Así que no es ilógico que los artistas rusos se vean envueltos en la reacción contra la invasión. En algunos casos, es justo. Valery Gergiev reconstruyó el Teatro Mariinsky de San Petersburgo, haciéndolo famoso en todo el mundo, con el apoyo de Putin. El director de orquesta dio conciertos de victoria para su patrón en Osetia del Sur en 2008 y en Siria en 2016. Después de que se negara a condenar la última guerra, las salas de conciertos occidentales han dejado de lado a Gergiev (al igual que algunas han hecho con Netrebko). El sonido de los bombardeos siempre retumbará en su música. Con razón, también se han suspendido los vínculos con instituciones controladas por el Estado, como el Teatro Bolshoi y el Museo del Hermitage.
En un país donde la influencia del Estado es amplia y tentacular, la asociación con él puede ser difícil de evitar del todo. Sin embargo, la mayoría de los artistas rusos no son ni agentes del poder ni propagandistas. Cualquiera que pida (desde la comodidad de un teclado occidental) que denuncien a su presidente podría leer el relato de Isaiah Berlin sobre una visita de Shostakovich a Oxford en 1958. Ante cualquier mención de la actualidad, el compositor se sumió en un «silencio aterrador», escribió Berlin. «Nunca he visto a nadie tan asustado y aplastado en toda mi vida». Tal es el miedo que un régimen totalitario puede infundir a un genio, especialmente si su familia está atrapada en casa.
De todos modos, muchos artistas rusos se han pronunciado. Directores de orquesta, raperos, bailarines, actores y cineastas han firmado heroicamente peticiones contra la guerra, han publicado apasionadas denuncias, han expresado su vergüenza y se han retirado de apariciones o exposiciones en señal de protesta. Muchos han huido al extranjero. A pesar de su valentía, algunos han sido marcados, y rechazados, por asociación. Por ejemplo, las salas canadienses han retirado sus invitaciones a Alexander Malofeev, un prodigio del piano que escribió en Facebook que «todos los rusos se sentirán culpables durante décadas por la terrible y sangrienta decisión en la que ninguno de nosotros pudo influir ni predecir».
Ese trato es miope y equivocado. Los librepensadores de Rusia necesitan y merecen solidaridad. Pero recuerden: esto también es culpa de Putin. Debido a su sed de sangre, los administradores de las artes se enfrentan a presiones vertiginosas por parte de sus patrocinadores, artistas, público y conciencias. No es de extrañar que algunos calculen mal. La guerra destroza vidas y extiende el sufrimiento mucho más allá del campo de batalla.

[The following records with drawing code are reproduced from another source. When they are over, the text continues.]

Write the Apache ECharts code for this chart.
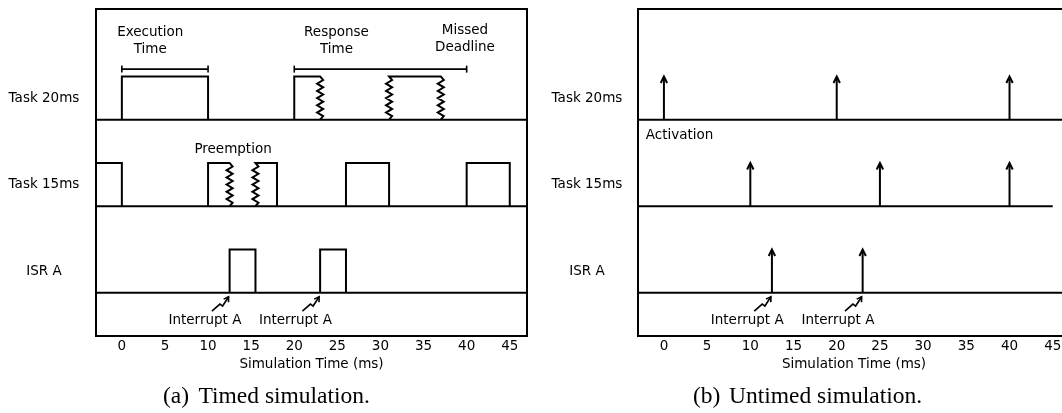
<!DOCTYPE html>
<html><head><meta charset="utf-8">
<script src="https://cdn.jsdelivr.net/npm/echarts@6/dist/echarts.min.js"></script>
<style>html,body{margin:0;padding:0;background:#fff}#c{width:1062px;height:413px}</style>
</head><body><div id="c"></div>
<script>
// ---------------- data ----------------
const tickValues = [0, 5, 10, 15, 20, 25, 30, 35, 40, 45];
const rowNames = ['ISR A', 'Task 15ms', 'Task 20ms'];   // bottom to top
const rowLevels = [1, 2, 3];
// Timed simulation: execution segments [start, end, startEdge, endEdge]
// 'e' = plain edge, 'z' = preempted / resumed (zigzag), 'n' = none (cut by frame)
const timedTask20 = [[0, 10, 'e', 'e'], [20, 23, 'e', 'z'], [31, 37, 'z', 'z']];
const timedTask15 = [[-3, 0, 'n', 'e'], [10, 12.5, 'e', 'z'], [15.5, 18, 'z', 'e'], [26, 31, 'e', 'e'], [40, 45, 'e', 'e']];
const timedISR = [[12.5, 15.5, 'e', 'e'], [23, 26, 'e', 'e']];
const interruptTimes = [12.5, 23];
// Untimed simulation: activation times
const untimedTask20 = [0, 20, 40];
const untimedTask15 = [10, 25, 40];
const untimedISR = [12.5, 23];
// Brackets (ms)
const execBracket = [0, 10];
const respBracket = [20, 40];
// Annotation texts
const timedNotes = [
  [3.3, 3.913, 'Execution\nTime', 'center'],
  [24.9, 3.913, 'Response\nTime', 'center'],
  [39.8, 3.938, 'Missed\nDeadline', 'center'],
  [12.9, 2.661, 'Preemption', 'center']
];
const untimedNotes = [[-2.1, 2.815, 'Activation', 'left']];
const bracketLevel = 3.585;
const xMin = -3, xMax = 47, yMin = 0.5, yMax = 4.28, PULSE_H = 0.5;

// ---------------- drawing helpers ----------------
const FONT = 'DejaVu Sans', FS = 13.5, LW = 2;
const ls = () => ({ stroke: '#000', lineWidth: LW, fill: null });
const ts = (text, align) => ({ text, fill: '#000', fontSize: FS, fontFamily: FONT, align: align || 'center', verticalAlign: 'middle', lineHeight: 17 });

function zigzag(x, yTop, yBot, topToBottom) {
  const N = 12, amp = 3, pts = [];
  for (let k = 0; k <= N; k++) {
    const dx = (k === 0 || k === N) ? 0 : (k % 2 ? amp : -amp);
    pts.push([x + dx, yTop + (yBot - yTop) * k / N]);
  }
  return topToBottom ? pts : pts.reverse();
}

function pulseSeries(gi, rows) {
  const items = [];
  rows.forEach(([lvl, segs]) => segs.forEach(s => items.push({ lvl, s })));
  return {
    type: 'custom', xAxisIndex: gi, yAxisIndex: gi, silent: true, clip: false, z: 5,
    data: items.map(it => [it.s[0], it.lvl, it.s[1]]),
    renderItem(params, api) {
      const x0 = api.value(0), lvl = api.value(1), x1 = api.value(2);
      const it = items[params.dataIndex];
      const pb = api.coord([x0, lvl]), pt = api.coord([x0, lvl + PULSE_H]);
      const qb = api.coord([x1, lvl]), qt = api.coord([x1, lvl + PULSE_H]);
      let pts = [];
      const st = it.s[2], en = it.s[3];
      if (st === 'e') pts.push(pb, pt);
      else if (st === 'z') pts = pts.concat(zigzag(pb[0], pt[1], pb[1], false));
      else pts.push(pt);
      if (en === 'e') pts.push(qt, qb);
      else if (en === 'z') pts = pts.concat(zigzag(qb[0], qt[1], qb[1], true));
      else pts.push(qt);
      return { type: 'polyline', shape: { points: pts }, style: ls() };
    }
  };
}

function baselineSeries(gi, spans) {
  return {
    type: 'custom', xAxisIndex: gi, yAxisIndex: gi, silent: true, clip: false, z: 4,
    data: spans,
    renderItem(params, api) {
      const a = api.coord([api.value(1), api.value(0)]), b = api.coord([api.value(2), api.value(0)]);
      return { type: 'line', shape: { x1: a[0], y1: a[1], x2: b[0], y2: b[1] }, style: ls() };
    }
  };
}

function arrowSeries(gi, rows) {
  const data = [];
  rows.forEach(([lvl, xs]) => xs.forEach(x => data.push([x, lvl])));
  return {
    type: 'custom', xAxisIndex: gi, yAxisIndex: gi, silent: true, clip: false, z: 5,
    data,
    renderItem(params, api) {
      const b = api.coord([api.value(0), api.value(1)]);
      const t = api.coord([api.value(0), api.value(1) + PULSE_H]);
      return {
        type: 'group', children: [
          { type: 'line', shape: { x1: b[0], y1: b[1], x2: t[0], y2: t[1] + 1 }, style: ls() },
          { type: 'polyline', shape: { points: [[t[0] - 3.2, t[1] + 6.5], [t[0], t[1]], [t[0] + 3.2, t[1] + 6.5]] }, style: ls() }
        ]
      };
    }
  };
}

function interruptSeries(gi, times) {
  return {
    type: 'custom', xAxisIndex: gi, yAxisIndex: gi, silent: true, clip: false, z: 6,
    data: times.map(t => [t, rowLevels[0]]),
    renderItem(params, api) {
      const p = api.coord([api.value(0), api.value(1)]);
      const tx = p[0] - 1, ty = p[1] + 4;
      const rel = [[-16.7, 14.3], [-8.7, 7.3], [-6, 9.3], [0, 0]];
      const pts = rel.map(r => [tx + r[0], ty + r[1]]);
      const dx = 6, dy = -9.3, L = Math.hypot(dx, dy), ux = dx / L, uy = dy / L;
      const head = (ang) => {
        const c = Math.cos(ang), s = Math.sin(ang);
        const bx = -ux, by = -uy;
        return [tx + 5.5 * (bx * c - by * s), ty + 5.5 * (bx * s + by * c)];
      };
      return {
        type: 'group', children: [
          { type: 'polyline', shape: { points: pts }, style: { stroke: '#000', lineWidth: 1.6, fill: null } },
          { type: 'polyline', shape: { points: [head(0.55), [tx, ty], head(-0.55)] }, style: { stroke: '#000', lineWidth: 1.6, fill: null } },
          { type: 'text', x: p[0] - 24.7, y: p[1] + 27.3, style: ts('Interrupt A') }
        ]
      };
    }
  };
}

function bracketSeries(gi, brs) {
  return {
    type: 'custom', xAxisIndex: gi, yAxisIndex: gi, silent: true, clip: false, z: 5,
    data: brs.map(b => [b[0], bracketLevel, b[1]]),
    renderItem(params, api) {
      const a = api.coord([api.value(0), api.value(1)]), b = api.coord([api.value(2), api.value(1)]);
      const st = { stroke: '#000', lineWidth: 1.6, fill: null };
      return {
        type: 'group', children: [
          { type: 'line', shape: { x1: a[0], y1: a[1], x2: b[0], y2: b[1] }, style: st },
          { type: 'line', shape: { x1: a[0], y1: a[1] - 3.5, x2: a[0], y2: a[1] + 3.5 }, style: st },
          { type: 'line', shape: { x1: b[0], y1: b[1] - 3.5, x2: b[0], y2: b[1] + 3.5 }, style: st }
        ]
      };
    }
  };
}

function noteSeries(gi, notes) {
  return {
    type: 'custom', xAxisIndex: gi, yAxisIndex: gi, silent: true, clip: false, z: 6,
    data: notes.map(n => [n[0], n[1]]),
    renderItem(params, api) {
      const p = api.coord([api.value(0), api.value(1)]);
      const n = notes[params.dataIndex];
      return { type: 'text', x: p[0], y: p[1], style: ts(n[2], n[3]) };
    }
  };
}

const axisText = { fontSize: FS, fontFamily: FONT, color: '#000' };
function xAx(gi) {
  return {
    type: 'value', gridIndex: gi, min: xMin, max: xMax,
    axisLine: { show: false }, axisTick: { show: false }, splitLine: { show: false },
    axisLabel: Object.assign({ customValues: tickValues, margin: 3, formatter: v => String(v) }, axisText),
    name: 'Simulation Time (ms)', nameLocation: 'middle', nameGap: 20, nameTextStyle: axisText
  };
}
function yAx(gi, margin) {
  return {
    type: 'value', gridIndex: gi, min: yMin, max: yMax,
    axisLine: { show: false }, axisTick: { show: false }, splitLine: { show: false },
    axisLabel: Object.assign({
      customValues: rowLevels.map(l => l + 0.25), align: 'center', margin,
      formatter: v => rowNames[Math.round(v - 1.25)] || ''
    }, axisText)
  };
}

const chart = echarts.init(document.getElementById('c'), null, { renderer: 'canvas' });
const capStyle = (text, x, align) => ({
  type: 'text', x, y: 397, silent: true,
  style: { text, fill: '#000', fontSize: 23.5, fontFamily: 'Liberation Serif', align: align || 'left', verticalAlign: 'middle' }
});
chart.setOption({
  animation: false,
  backgroundColor: '#fff',
  grid: [
    { left: 96, top: 9, width: 431, height: 327, show: true, borderColor: '#000', borderWidth: 2, backgroundColor: 'transparent', containLabel: false, outerBoundsMode: 'none' },
    { left: 638, top: 9, width: 432, height: 327, show: true, borderColor: '#000', borderWidth: 2, backgroundColor: 'transparent', containLabel: false, outerBoundsMode: 'none' }
  ],
  xAxis: [xAx(0), xAx(1)],
  yAxis: [yAx(0, 52), yAx(1, 51)],
  series: [
    baselineSeries(0, [[1, xMin, xMax], [2, xMin, xMax], [3, xMin, xMax]]),
    pulseSeries(0, [[3, timedTask20], [2, timedTask15], [1, timedISR]]),
    interruptSeries(0, interruptTimes),
    bracketSeries(0, [execBracket, respBracket]),
    noteSeries(0, timedNotes),
    baselineSeries(1, [[1, xMin, xMax], [2, xMin, 45], [3, xMin, xMax]]),
    arrowSeries(1, [[3, untimedTask20], [2, untimedTask15], [1, untimedISR]]),
    interruptSeries(1, untimedISR),
    noteSeries(1, untimedNotes)
  ],
  graphic: [
    capStyle('(a)', 163), capStyle('Timed simulation.', 198.5),
    capStyle('(b)', 693), capStyle('Untimed simulation.', 729)
  ]
});
</script></body></html>
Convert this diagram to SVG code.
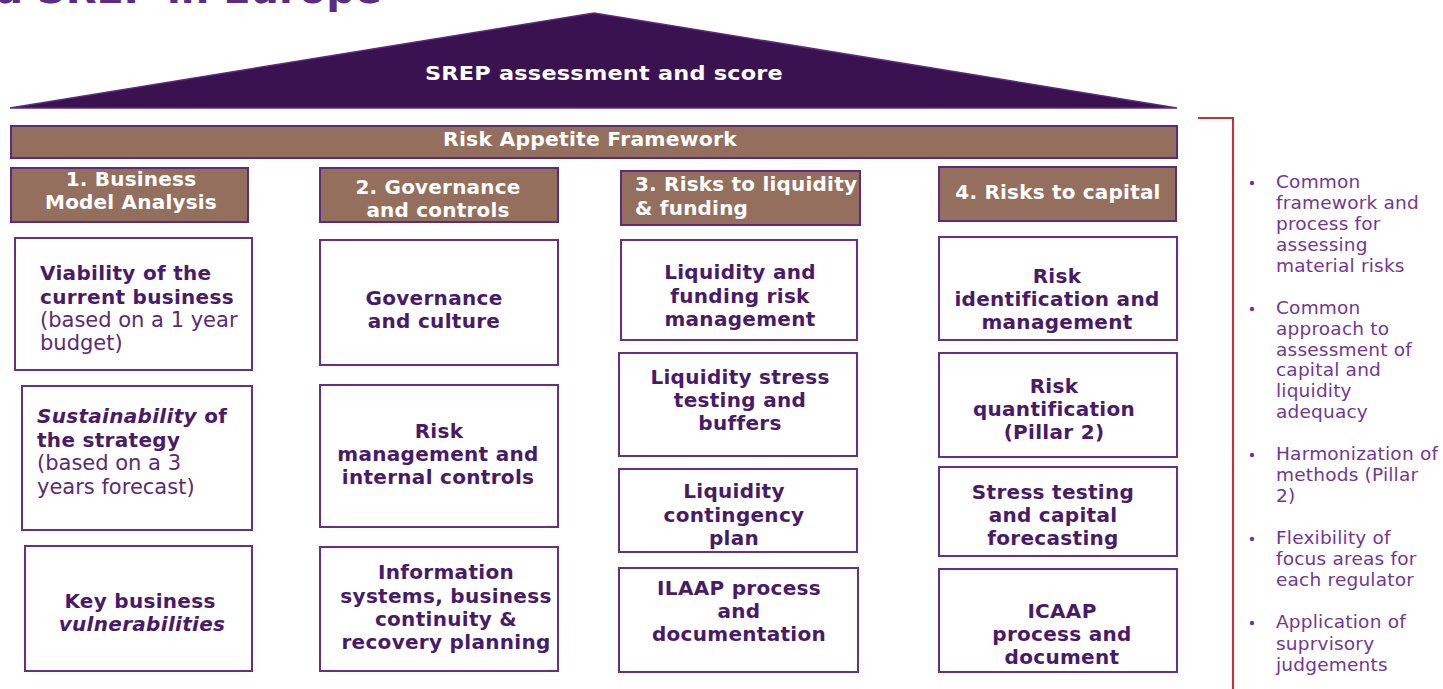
<svg xmlns="http://www.w3.org/2000/svg" width="1443" height="689" viewBox="0 0 1443 689">
  <style>
    .hdr { fill: #946F5E; stroke: #5E2A7E; stroke-width: 2; }
    .box { fill: #FFFFFF; stroke: #6A2D8A; stroke-width: 2; }
    .bt { font-family: "DejaVu Sans", Verdana, sans-serif; font-weight: bold; font-size: 20px; letter-spacing: 0.3px; fill: #4A1A6A; }
    .rt { font-family: "DejaVu Sans", Verdana, sans-serif; font-weight: normal; font-size: 21px; fill: #5A2A7A; }
    .wt { font-family: "DejaVu Sans", Verdana, sans-serif; font-weight: bold; font-size: 20px; letter-spacing: 0.2px; fill: #FFFFFF; }
    .ct { text-anchor: middle; }
    .bl { font-family: "DejaVu Sans", Verdana, sans-serif; font-size: 18.5px; letter-spacing: 0.2px; fill: #73359A; }
    .it { font-style: italic; }
  </style>

  <rect width="1443" height="689" fill="#FFFFFF"/>

  <!-- heading, mostly outside the top edge -->
  <text x="-4" y="3" font-family="DejaVu Sans, sans-serif" font-weight="bold" font-size="40" fill="#5B2C86">a SREP  in Europe</text>

  <!-- roof -->
  <g id="roof">
    <polygon points="10,108 594,13 1177,108" fill="#3B1250" stroke="#5E2A7E" stroke-width="1.5"/>
    <text class="wt" x="425" y="80" font-size="22.5" textLength="358" lengthAdjust="spacingAndGlyphs">SREP assessment and score</text>
  </g>

  <!-- risk appetite bar -->
  <g id="risk-appetite">
    <rect class="hdr" x="11" y="126" width="1166" height="32"/>
    <text class="wt" x="443" y="146" font-size="20.5" textLength="294" lengthAdjust="spacingAndGlyphs">Risk Appetite Framework</text>
  </g>

  <!-- column headers -->
  <g id="hdr-business">
    <rect class="hdr" x="11" y="168" width="237" height="54"/>
    <text class="wt ct" x="131" y="186">1. Business</text>
    <text class="wt ct" x="131" y="209">Model Analysis</text>
  </g>
  <g id="hdr-governance">
    <rect class="hdr" x="320" y="168" width="238" height="54"/>
    <text class="wt ct" x="438" y="194">2. Governance</text>
    <text class="wt ct" x="438" y="217">and controls</text>
  </g>
  <g id="hdr-liquidity">
    <rect class="hdr" x="621" y="171" width="239" height="54"/>
    <text class="wt" x="635" y="191">3. Risks to liquidity</text>
    <text class="wt" x="635" y="215">&amp; funding</text>
  </g>
  <g id="hdr-capital">
    <rect class="hdr" x="939" y="167" width="237" height="54"/>
    <text class="wt ct" x="1058" y="199">4. Risks to capital</text>
  </g>

  <!-- column 1 -->
  <g id="viability">
    <rect class="box" x="15" y="238" width="237" height="132"/>
    <text class="bt" x="40" y="280">Viability of the</text>
    <text class="bt" x="40" y="304">current business</text>
    <text class="rt" x="40" y="327">(based on a 1 year</text>
    <text class="rt" x="40" y="350">budget)</text>
  </g>
  <g id="sustainability">
    <rect class="box" x="22" y="386" width="230" height="144"/>
    <text class="bt" x="37" y="423"><tspan class="it">Sustainability</tspan> of</text>
    <text class="bt" x="37" y="447">the strategy</text>
    <text class="rt" x="37" y="470">(based on a 3</text>
    <text class="rt" x="37" y="494">years forecast)</text>
  </g>
  <g id="vulnerabilities">
    <rect class="box" x="25" y="546" width="227" height="125"/>
    <text class="bt ct" x="140" y="608">Key business</text>
    <text class="bt ct it" x="142" y="631">vulnerabilities</text>
  </g>

  <!-- column 2 -->
  <g id="governance-culture">
    <rect class="box" x="320" y="240" width="238" height="125"/>
    <text class="bt ct" x="434" y="305">Governance</text>
    <text class="bt ct" x="434" y="328">and culture</text>
  </g>
  <g id="risk-management">
    <rect class="box" x="320" y="385" width="238" height="142"/>
    <text class="bt ct" x="439" y="438">Risk</text>
    <text class="bt ct" x="438" y="461">management and</text>
    <text class="bt ct" x="438" y="484">internal controls</text>
  </g>
  <g id="information-systems">
    <rect class="box" x="320" y="547" width="238" height="124"/>
    <text class="bt ct" x="446" y="579">Information</text>
    <text class="bt ct" x="446" y="603">systems, business</text>
    <text class="bt ct" x="446" y="626">continuity &amp;</text>
    <text class="bt ct" x="446" y="649">recovery planning</text>
  </g>

  <!-- column 3 -->
  <g id="liquidity-risk-management">
    <rect class="box" x="621" y="240" width="236" height="100"/>
    <text class="bt ct" x="740" y="279">Liquidity and</text>
    <text class="bt ct" x="740" y="303">funding risk</text>
    <text class="bt ct" x="740" y="326">management</text>
  </g>
  <g id="liquidity-stress">
    <rect class="box" x="619" y="353" width="238" height="103"/>
    <text class="bt ct" x="740" y="384">Liquidity stress</text>
    <text class="bt ct" x="740" y="407">testing and</text>
    <text class="bt ct" x="740" y="430">buffers</text>
  </g>
  <g id="liquidity-contingency">
    <rect class="box" x="619" y="469" width="238" height="83"/>
    <text class="bt ct" x="734" y="498">Liquidity</text>
    <text class="bt ct" x="734" y="522">contingency</text>
    <text class="bt ct" x="734" y="545">plan</text>
  </g>
  <g id="ilaap">
    <rect class="box" x="619" y="568" width="239" height="104"/>
    <text class="bt ct" x="739" y="595">ILAAP process</text>
    <text class="bt ct" x="739" y="618">and</text>
    <text class="bt ct" x="739" y="641">documentation</text>
  </g>

  <!-- column 4 -->
  <g id="risk-identification">
    <rect class="box" x="939" y="237" width="238" height="103"/>
    <text class="bt ct" x="1057" y="283">Risk</text>
    <text class="bt ct" x="1057" y="306">identification and</text>
    <text class="bt ct" x="1057" y="329">management</text>
  </g>
  <g id="risk-quantification">
    <rect class="box" x="939" y="353" width="238" height="104"/>
    <text class="bt ct" x="1054" y="393">Risk</text>
    <text class="bt ct" x="1054" y="416">quantification</text>
    <text class="bt ct" x="1054" y="439">(Pillar 2)</text>
  </g>
  <g id="stress-testing">
    <rect class="box" x="939" y="467" width="238" height="89"/>
    <text class="bt ct" x="1053" y="499">Stress testing</text>
    <text class="bt ct" x="1053" y="522">and capital</text>
    <text class="bt ct" x="1053" y="545">forecasting</text>
  </g>
  <g id="icaap">
    <rect class="box" x="939" y="569" width="238" height="103"/>
    <text class="bt ct" x="1062" y="618">ICAAP</text>
    <text class="bt ct" x="1062" y="641">process and</text>
    <text class="bt ct" x="1062" y="664">document</text>
  </g>

  <!-- bracket spanning the pillars -->
  <g id="connectors">
    <polyline points="1198,118 1233,118 1233,689" fill="none" stroke="#D42A30" stroke-width="2"/>
  </g>

  <!-- key features list -->
  <g id="features" class="bl">
    <circle cx="1252" cy="183" r="2.2" fill="#73359A"/>
    <text x="1276" y="188">Common</text>
    <text x="1276" y="209">framework and</text>
    <text x="1276" y="230">process for</text>
    <text x="1276" y="251">assessing</text>
    <text x="1276" y="272">material risks</text>

    <circle cx="1252" cy="309" r="2.2" fill="#73359A"/>
    <text x="1276" y="314">Common</text>
    <text x="1276" y="335">approach to</text>
    <text x="1276" y="356">assessment of</text>
    <text x="1276" y="376">capital and</text>
    <text x="1276" y="397">liquidity</text>
    <text x="1276" y="418">adequacy</text>

    <circle cx="1252" cy="455" r="2.2" fill="#73359A"/>
    <text x="1276" y="460">Harmonization of</text>
    <text x="1276" y="481">methods (Pillar</text>
    <text x="1276" y="502">2)</text>

    <circle cx="1252" cy="539" r="2.2" fill="#73359A"/>
    <text x="1276" y="544">Flexibility of</text>
    <text x="1276" y="565">focus areas for</text>
    <text x="1276" y="586">each regulator</text>

    <circle cx="1252" cy="623" r="2.2" fill="#73359A"/>
    <text x="1276" y="628">Application of</text>
    <text x="1276" y="650">suprvisory</text>
    <text x="1276" y="671">judgements</text>
  </g>
</svg>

Sin embargo, por inevitables que sean, estas medidas de emergencia deberían llevar dos importantes salvedades. Una se refiere al futuro. Precisamente porque el arte es político, y puede traspasar las divisiones, subrayar los puntos en común y fomentar el entendimiento, en la mayoría de los casos los boicots y las cancelaciones deberían ser temporales. Ni siquiera Putin durará para siempre.
La otra salvedad tiene que ver con el pasado. Una cosa son los artistas rusos de hoy y otra el arte ruso. Rechazar el catálogo anterior del país significa renunciar a una guía para la oscuridad, y para salir de ella. Si se cancela a Dostoyevski, como amenazó una universidad italiana, se pierde una visión sin igual del nihilismo y la violencia. Poner en la lista negra a Tchaikovsky -o a Shostakovich- y silenciar una belleza arrancada de la asfixia de la represión. Si se aleja de las pinturas de Malevich, se renuncia a su visión urgente de un mundo abierto. Desterrar a Tolstoi significa perder a un profeta intemporal de la paz.